Problem requirements:
Transcribe the full listing exactly, and drop every picture.
========================================
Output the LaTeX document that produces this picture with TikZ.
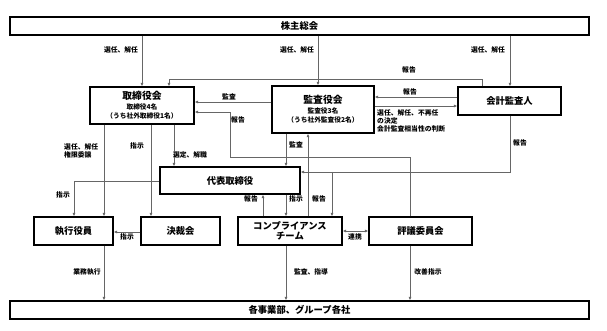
\documentclass[tikz,border=0pt]{standalone}
\usepackage{fontspec}
\setmainfont{Noto Sans CJK JP}
\usetikzlibrary{arrows.meta,calc}
\begin{document}
\begin{tikzpicture}[x=1pt,y=-1pt,
  box/.style={draw=black,line width=1.2pt,fill=white,inner sep=0pt,align=center,font=\bfseries\fontsize{9.3}{11}\selectfont},
  conn/.style={draw=black!60,line width=0.8pt},
  arr/.style={conn,-{Latex[length=3.5pt,width=3pt]}},
  darr/.style={conn,{Latex[length=3.5pt,width=3pt]}-{Latex[length=3.5pt,width=3pt]}},
  lbl/.style={font=\bfseries\fontsize{6.8}{8}\selectfont,inner sep=0pt,align=left}]
\useasboundingbox (0,0) rectangle (607,331);
% boxes
\node[box,minimum width=579pt,minimum height=18pt] (sh) at (299.5,26) {株主総会};
\node[box,minimum width=104pt,minimum height=37pt] (tb) at (142,105.5) {{\fontsize{9.8}{11}\selectfont 取締役会}\\[-1.5pt]{\fontsize{6.7}{8}\selectfont 取締役4名}\\[-1.5pt]{\fontsize{6.7}{8}\selectfont （うち社外取締役1名）}};
\node[box,minimum width=102pt,minimum height=47pt] (ka) at (323,109.5) {{\fontsize{9.8}{11}\selectfont 監査役会}\\[-1.5pt]{\fontsize{6.7}{8}\selectfont 監査役3名}\\[-1.5pt]{\fontsize{6.7}{8}\selectfont （うち社外監査役2名）}};
\node[box,minimum width=103pt,minimum height=28pt] (kk) at (509.5,101) {会計監査人};
\node[box,minimum width=140pt,minimum height=27pt] (dt) at (230,180.5) {代表取締役};
\node[box,minimum width=79pt,minimum height=28pt] (sy) at (73.5,231) {執行役員};
\node[box,minimum width=79pt,minimum height=28pt] (ks) at (180.5,231) {決裁会};
\node[box,minimum width=104pt,minimum height=28pt] (cp) at (290,231) {コンプライアンス\\[-1.5pt]チーム};
\node[box,minimum width=103pt,minimum height=28pt] (hg) at (420.5,231) {評議委員会};
\node[box,minimum width=579pt,minimum height=18pt] (bg) at (299.5,310) {各事業部、グループ各社};
% helper coordinates
\coordinate (x74) at (74,0);
\coordinate (x104) at (104,0);
\coordinate (x151) at (151,0);
\coordinate (x169) at (169,0);
\coordinate (x174) at (174,0);
\coordinate (x230) at (230,0);
\coordinate (x263) at (263,0);
\coordinate (x286) at (286,0);
\coordinate (x308) at (308,0);
\coordinate (x318) at (318,0);
\coordinate (x332) at (332,0);
\coordinate (x410) at (410,0);
\coordinate (x482) at (482,0);
\coordinate (x510) at (510,0);
\coordinate (y79) at (0,79);
\coordinate (y97) at (0,97);
\coordinate (y102) at (0,102);
\coordinate (y106) at (0,106);
\coordinate (y112) at (0,112);
\coordinate (y157) at (0,157);
\coordinate (y172) at (0,172);
\coordinate (y181) at (0,181);
\coordinate (y232) at (0,232);
% shareholders
\draw[arr] (sh.south -| tb.north) -- (tb.north);
\draw[arr] (sh.south -| x318) -- (ka.north -| x318);
\draw[arr] (sh.south -| x510) -- (kk.north -| x510);
% kk report to tb (top)
\draw[arr] (kk.north -| x482) -- (x482 |- y79) -- (x169 |- y79) -- (tb.north -| x169);
% kk <-> ka
\draw[arr] (kk.west |- y97) -- (ka.east |- y97);
\draw[arr] (ka.east |- y106) -- (kk.west |- y106);
% ka -> tb audit
\draw[arr] (ka.west |- y102) -- (tb.east |- y102);
% hg report -> tb
\draw[arr] (hg.north -| x410) -- (x410 |- y157) -- (x230 |- y157) -- (x230 |- y112) -- (tb.east |- y112);
% kk report -> dt and cp
\draw[arr] (kk.south -| x510) -- (x510 |- y172) -- (dt.east |- y172);
\draw[arr] (x332 |- y172) -- (cp.north -| x332);
% tb downward
\draw[arr] (tb.south -| x104) -- (sy.north -| x104);
\draw[arr] (tb.south -| x151) -- (ks.north -| x151);
\draw[arr] (tb.south -| x174) -- (dt.north -| x174);
% ka -> dt
\draw[arr] (ka.south -| x286) -- (dt.north -| x286);
% dt -> sy
\draw[arr] (dt.west |- y181) -- (x74 |- y181) -- (sy.north -| x74);
% ks -> sy
\draw[arr] (ks.west |- y232) -- (sy.east |- y232);
% dt <-> cp
\draw[arr] (cp.north -| x263) -- (dt.south -| x263);
\draw[arr] (dt.south -| x286) -- (cp.north -| x286);
\draw[arr] (cp.north -| x308) -- (ka.south -| x308);
% cp <-> hg
\draw[darr] (cp.east) -- (hg.west);
% to bottom
\draw[arr] (sy.south -| x104) -- (bg.north -| x104);
\draw[arr] (cp.south -| x286) -- (bg.north -| x286);
\draw[arr] (hg.south -| x410) -- (bg.north -| x410);
% labels
\node[lbl] (l1) at (121,50) {選任、解任};
\node[lbl] (l2) at (297,50) {選任、解任};
\node[lbl] (l3) at (488,50) {選任、解任};
\node[lbl] (l4) at (409,70) {報告};
\node[lbl] (l5) at (410,91.5) {報告};
\node[lbl,anchor=north west] (l6) at (377,109) {選任、解任、不再任\\の決定\\会計監査相当性の判断};
\node[lbl] (l7) at (229,97) {監査};
\node[lbl] (l8) at (238,120) {報告};
\node[lbl] (l9) at (520,143) {報告};
\node[lbl,anchor=north west] (l10) at (64,143) {選任、解任\\権限委譲};
\node[lbl] (l11) at (137,146) {指示};
\node[lbl] (l12) at (190,155) {選定、解職};
\node[lbl] (l13) at (296,145) {監査};
\node[lbl] (l14) at (63,195) {指示};
\node[lbl] (l15) at (127,237) {指示};
\node[lbl] (l16) at (251,199) {報告};
\node[lbl] (l17) at (296,199) {指示};
\node[lbl] (l18) at (319,199) {報告};
\node[lbl] (l19) at (355,237) {連携};
\node[lbl] (l20) at (87,272) {業務執行};
\node[lbl] (l21) at (311,272) {監査、指導};
\node[lbl] (l22) at (428,272) {改善指示};
\end{tikzpicture}
\end{document}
========================================
Reply to the exercise:
Output the LaTeX document that produces this picture with TikZ.
\documentclass[tikz,border=0pt]{standalone}
\usepackage{fontspec}
\setmainfont{Noto Sans CJK JP}
\usetikzlibrary{arrows.meta,calc}
\begin{document}
\begin{tikzpicture}[x=1pt,y=-1pt,
  box/.style={draw=black,line width=1.2pt,fill=white,inner sep=0pt,align=center,font=\bfseries\fontsize{9.3}{11}\selectfont},
  conn/.style={draw=black!60,line width=0.8pt},
  arr/.style={conn,-{Latex[length=3.5pt,width=3pt]}},
  darr/.style={conn,{Latex[length=3.5pt,width=3pt]}-{Latex[length=3.5pt,width=3pt]}},
  lbl/.style={font=\bfseries\fontsize{6.8}{8}\selectfont,inner sep=0pt,align=left}]
\useasboundingbox (0,0) rectangle (607,331);
% boxes
\node[box,minimum width=579pt,minimum height=18pt] (sh) at (299.5,26) {株主総会};
\node[box,minimum width=104pt,minimum height=37pt] (tb) at (142,105.5) {{\fontsize{9.8}{11}\selectfont 取締役会}\\[-1.5pt]{\fontsize{6.7}{8}\selectfont 取締役4名}\\[-1.5pt]{\fontsize{6.7}{8}\selectfont （うち社外取締役1名）}};
\node[box,minimum width=102pt,minimum height=47pt] (ka) at (323,109.5) {{\fontsize{9.8}{11}\selectfont 監査役会}\\[-1.5pt]{\fontsize{6.7}{8}\selectfont 監査役3名}\\[-1.5pt]{\fontsize{6.7}{8}\selectfont （うち社外監査役2名）}};
\node[box,minimum width=103pt,minimum height=28pt] (kk) at (509.5,101) {会計監査人};
\node[box,minimum width=140pt,minimum height=27pt] (dt) at (230,180.5) {代表取締役};
\node[box,minimum width=79pt,minimum height=28pt] (sy) at (73.5,231) {執行役員};
\node[box,minimum width=79pt,minimum height=28pt] (ks) at (180.5,231) {決裁会};
\node[box,minimum width=104pt,minimum height=28pt] (cp) at (290,231) {コンプライアンス\\[-1.5pt]チーム};
\node[box,minimum width=103pt,minimum height=28pt] (hg) at (420.5,231) {評議委員会};
\node[box,minimum width=579pt,minimum height=18pt] (bg) at (299.5,310) {各事業部、グループ各社};
% helper coordinates
\coordinate (x74) at (74,0);
\coordinate (x104) at (104,0);
\coordinate (x151) at (151,0);
\coordinate (x169) at (169,0);
\coordinate (x174) at (174,0);
\coordinate (x230) at (230,0);
\coordinate (x263) at (263,0);
\coordinate (x286) at (286,0);
\coordinate (x308) at (308,0);
\coordinate (x318) at (318,0);
\coordinate (x332) at (332,0);
\coordinate (x410) at (410,0);
\coordinate (x482) at (482,0);
\coordinate (x510) at (510,0);
\coordinate (y79) at (0,79);
\coordinate (y97) at (0,97);
\coordinate (y102) at (0,102);
\coordinate (y106) at (0,106);
\coordinate (y112) at (0,112);
\coordinate (y157) at (0,157);
\coordinate (y172) at (0,172);
\coordinate (y181) at (0,181);
\coordinate (y232) at (0,232);
% shareholders
\draw[arr] (sh.south -| tb.north) -- (tb.north);
\draw[arr] (sh.south -| x318) -- (ka.north -| x318);
\draw[arr] (sh.south -| x510) -- (kk.north -| x510);
% kk report to tb (top)
\draw[arr] (kk.north -| x482) -- (x482 |- y79) -- (x169 |- y79) -- (tb.north -| x169);
% kk <-> ka
\draw[arr] (kk.west |- y97) -- (ka.east |- y97);
\draw[arr] (ka.east |- y106) -- (kk.west |- y106);
% ka -> tb audit
\draw[arr] (ka.west |- y102) -- (tb.east |- y102);
% hg report -> tb
\draw[arr] (hg.north -| x410) -- (x410 |- y157) -- (x230 |- y157) -- (x230 |- y112) -- (tb.east |- y112);
% kk report -> dt and cp
\draw[arr] (kk.south -| x510) -- (x510 |- y172) -- (dt.east |- y172);
\draw[arr] (x332 |- y172) -- (cp.north -| x332);
% tb downward
\draw[arr] (tb.south -| x104) -- (sy.north -| x104);
\draw[arr] (tb.south -| x151) -- (ks.north -| x151);
\draw[arr] (tb.south -| x174) -- (dt.north -| x174);
% ka -> dt
\draw[arr] (ka.south -| x286) -- (dt.north -| x286);
% dt -> sy
\draw[arr] (dt.west |- y181) -- (x74 |- y181) -- (sy.north -| x74);
% ks -> sy
\draw[arr] (ks.west |- y232) -- (sy.east |- y232);
% dt <-> cp
\draw[arr] (cp.north -| x263) -- (dt.south -| x263);
\draw[arr] (dt.south -| x286) -- (cp.north -| x286);
\draw[arr] (cp.north -| x308) -- (ka.south -| x308);
% cp <-> hg
\draw[darr] (cp.east) -- (hg.west);
% to bottom
\draw[arr] (sy.south -| x104) -- (bg.north -| x104);
\draw[arr] (cp.south -| x286) -- (bg.north -| x286);
\draw[arr] (hg.south -| x410) -- (bg.north -| x410);
% labels
\node[lbl] (l1) at (121,50) {選任、解任};
\node[lbl] (l2) at (297,50) {選任、解任};
\node[lbl] (l3) at (488,50) {選任、解任};
\node[lbl] (l4) at (409,70) {報告};
\node[lbl] (l5) at (410,91.5) {報告};
\node[lbl,anchor=north west] (l6) at (377,109) {選任、解任、不再任\\の決定\\会計監査相当性の判断};
\node[lbl] (l7) at (229,97) {監査};
\node[lbl] (l8) at (238,120) {報告};
\node[lbl] (l9) at (520,143) {報告};
\node[lbl,anchor=north west] (l10) at (64,143) {選任、解任\\権限委譲};
\node[lbl] (l11) at (137,146) {指示};
\node[lbl] (l12) at (190,155) {選定、解職};
\node[lbl] (l13) at (296,145) {監査};
\node[lbl] (l14) at (63,195) {指示};
\node[lbl] (l15) at (127,237) {指示};
\node[lbl] (l16) at (251,199) {報告};
\node[lbl] (l17) at (296,199) {指示};
\node[lbl] (l18) at (319,199) {報告};
\node[lbl] (l19) at (355,237) {連携};
\node[lbl] (l20) at (87,272) {業務執行};
\node[lbl] (l21) at (311,272) {監査、指導};
\node[lbl] (l22) at (428,272) {改善指示};
\end{tikzpicture}
\end{document}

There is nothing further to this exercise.